For one, wide receiver Davante Adams’ future hangs in the balance. The free-agent-to-be recently said his future is tied to Rodgers’. “I’m playing with the best quarterback to play the game,” Adams recently said, and Rodgers previously had promised not to “drag out” his own decision “for months and months,” unlike what played out a year ago.
That appears to be a roadblock, but not an immovable one. One development that could alter the plan would be a loss to the 49ers. It would be a highly disappointing result for the Packers, who are 5.5-point favorites via BetMGM, and for Rodgers, whose home playoff mark would drop to 5-4.

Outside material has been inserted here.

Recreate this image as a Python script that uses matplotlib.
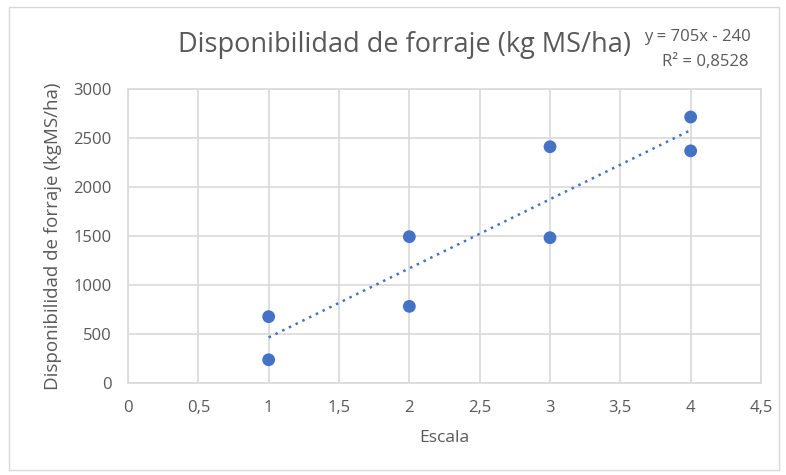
import matplotlib.pyplot as plt
import numpy as np
from matplotlib.patches import Rectangle

# datos
escala = [1, 1, 2, 2, 3, 3, 4, 4]
forraje = [677, 237, 1493, 782, 2411, 1483, 2714, 2369]
pendiente = 705
intercepto = -240
r2 = "0,8528"

x_ticks = [0, 0.5, 1, 1.5, 2, 2.5, 3, 3.5, 4, 4.5]
x_labels = ["0", "0,5", "1", "1,5", "2", "2,5", "3", "3,5", "4", "4,5"]
y_ticks = [0, 500, 1000, 1500, 2000, 2500, 3000]

plt.rcParams['font.family'] = ['Open Sans', 'DejaVu Sans']
gris = "#595959"
azul = "#4472C4"

fig = plt.figure(figsize=(7.86, 4.75), dpi=100)
ax = fig.add_axes([128/786, 1 - 383/475, (761-128)/786, (383-89)/475])

ax.scatter(escala, forraje, s=85, color=azul, zorder=3, edgecolors="none")

xs = np.array([min(escala), max(escala)])
ax.plot(xs, pendiente * xs + intercepto, color=azul, linestyle=(0, (1, 2)),
        linewidth=1.8, zorder=2)

ax.set_xlim(0, 4.5)
ax.set_ylim(0, 3000)
ax.set_xticks(x_ticks)
ax.set_xticklabels(x_labels)
ax.set_yticks(y_ticks)
ax.grid(True, color="#d9d9d9", linewidth=1.2)
ax.set_axisbelow(True)
for s in ax.spines.values():
    s.set_color("#d9d9d9")
    s.set_linewidth(1.2)
ax.tick_params(length=0, labelsize=12, colors=gris)
ax.tick_params(axis="y", pad=12)
ax.tick_params(axis="x", pad=12)

ax.set_xlabel("Escala", fontsize=12.5, color=gris, labelpad=10)
ax.set_ylabel("Disponibilidad de forraje (kgMS/ha)", fontsize=13.5, color=gris, labelpad=8)

fig.text(405/786, 1 - 45/475, "Disponibilidad de forraje (kg MS/ha)",
         ha="center", va="center", fontsize=19.5, color=gris)
fig.text(697/786, 1 - 37/475, "y = 705x - 240", ha="center", va="center",
         fontsize=12, color=gris)
fig.text(705/786, 1 - 62/475, "R² = " + r2, ha="center", va="center",
         fontsize=12, color=gris)

fig.patches.append(Rectangle((9/786, 0.01), 1 - 16/786, 1 - 7/475 - 0.01,
                             transform=fig.transFigure, fill=False,
                             edgecolor="#d9d9d9", linewidth=1))

fig.savefig("out.png", dpi=100)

Could one haunting loss really diminish all the goodwill that’s built back up? It feels a bit too unrealistic, even for the quixotic Rodgers.
But as one official with another team told Leak Herald Sports in December, “I don’t know that anyone there (in Green Bay) can feel entirely good with what might or might not play out until 12 (Rodgers) is up there, hoisting (the) Lombardi (Trophy). Otherwise, how are you going to know how he’s gonna wake up and feel tomorrow?
“They either win the Super Bowl or wait and see what happens with him again. As great as he is, he sorta holds them hostage in that way.”
That’s why the results of Saturday’s divisional game holds some real long-term ramifications for both the 49ers and Packers. The winner moves on to try to play for a spot in the Super Bowl.